In 2016, autumn in Patagonia was no different. And after I had already spent four months in Parque Nacional los Glaciares, I was ready to do what it takes to capture the changing landscape at its best. I decided to dedicate the whole month of April to photography and soon started a marathon of nights spent in my tent. And when I didn’t spend the night out in the park I surely got up for sunrise to reach the nearest point of interest to enjoy the soft morning light. Only if the weather was really bad I allowed myself to relax.

Cerro Torre in soft morning light

Seasons Change

This kind of dedication is something I learned to appreciate relatively late in my career. For many years I was happy with whatever nature had in store for me. It took me numerous failed trips to learn that if I really wanted to step up my photography game I would have to start to set goals for myself.
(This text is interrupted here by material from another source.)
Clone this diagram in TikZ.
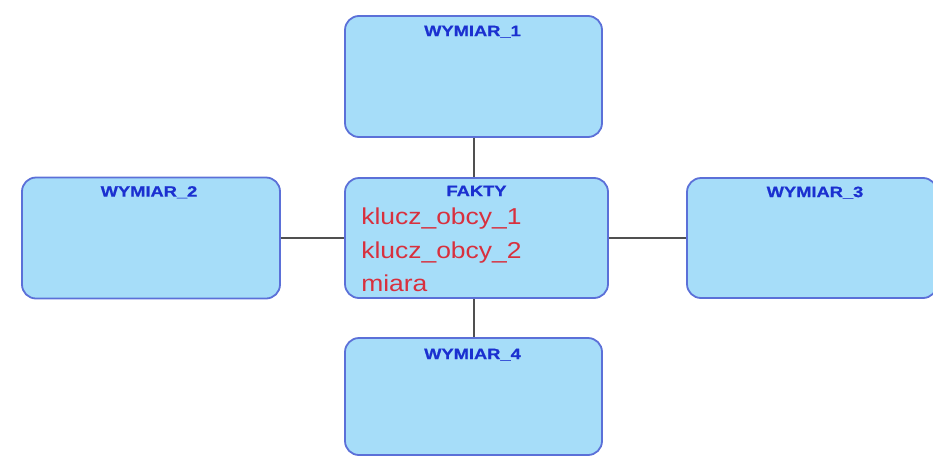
\documentclass[tikz,border=0pt]{standalone}
\usepackage{fontspec}
\setmainfont{Liberation Sans}
\newfontfamily\tytulfont[FakeStretch=1.22,FakeBold=0.8]{Liberation Sans Bold}
\newfontfamily\polefont[FakeStretch=1.15]{Liberation Sans}
\usepackage{tikz}
\definecolor{tabfill}{HTML}{A6DDF9}
\definecolor{tabdraw}{HTML}{5B70D8}
\definecolor{tytulblue}{HTML}{1B30D0}
\definecolor{polered}{HTML}{D8303E}
\definecolor{linia}{HTML}{505050}
\tikzset{
  tabela/.style     = {draw=tabdraw, fill=tabfill, line width=1.8pt,
                       rounded corners=14pt, inner sep=0pt},
  tytul/.style      = {tytulblue, font=\tytulfont\fontsize{15}{17}\selectfont,
                       inner sep=0pt, anchor=base},
  pola/.style       = {polered, font=\polefont\fontsize{23}{33.5}\selectfont,
                       align=left, inner sep=0pt, anchor=north west},
  polaczenie/.style = {draw=linia, line width=2pt}
}
\begin{document}
\begin{tikzpicture}[x=1pt,y=-1pt]
  \useasboundingbox (0,0) rectangle (933,458);
  % --- tables
  \node[tabela, minimum width=257pt, minimum height=121pt] (w1)    at (473.5,76.5) {};
  \node[tabela, minimum width=258pt, minimum height=121pt] (w2)    at (151,238) {};
  \node[tabela, minimum width=263pt, minimum height=120pt] (fakty) at (476.5,238) {};
  \node[tabela, minimum width=250pt, minimum height=120pt] (w3)    at (812,238) {};
  \node[tabela, minimum width=257pt, minimum height=117pt] (w4)    at (473.5,396.5) {};
  % --- titles
  \node[tytul] (t1) at ([xshift=-1pt,yshift=-21pt]w1.north)    {WYMIAR\_1};
  \node[tytul] (t2) at ([xshift=-2pt,yshift=-20pt]w2.north)    {WYMIAR\_2};
  \node[tytul] (tf) at ([xshift=0pt,yshift=-19pt]fakty.north)  {FAKTY};
  \node[tytul] (t3) at ([xshift=3pt,yshift=-20pt]w3.north)     {WYMIAR\_3};
  \node[tytul] (t4) at ([xshift=-1pt,yshift=-22pt]w4.north)    {WYMIAR\_4};
  % --- fact columns
  \node[pola] (klucze) at ([xshift=17pt,yshift=-31pt]fakty.north west)
       {klucz\_obcy\_1\\klucz\_obcy\_2\\miara};
  % --- connectors
  \draw[polaczenie] (w1.south) -- (w1.south |- fakty.north);
  \draw[polaczenie] (w4.north |- fakty.south) -- (w4.north);
  \draw[polaczenie] (w2.east) -- (fakty.west);
  \draw[polaczenie] (fakty.east) -- (w3.west);
\end{tikzpicture}
\end{document}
And – more importantly – I would have to stop asking myself the question that so far had destroyed many previous plans: “Is it really worth it?”. On this particular autumn morning in Patagonia I didn’t question my pre-dawn-walk. I felt the necessary commitment to do what I had agreed to do. And although a two hour walk in the dark gives you plenty of time to think, the only thing on my mind was getting there and setting up my tripod and camera, and framing Cerro Torre in the soft morning light.

Cerro Torre in soft morning light
Parque Nacional los Glaciares

Canon EOS 5D Mark III
Canon EF 24-70mm f/4L IS USM @ 50mm
ISO 100, f/8, 2.5 seconds

09. April 2016 @ 08:03

Single exposure. Processed in LR and PS.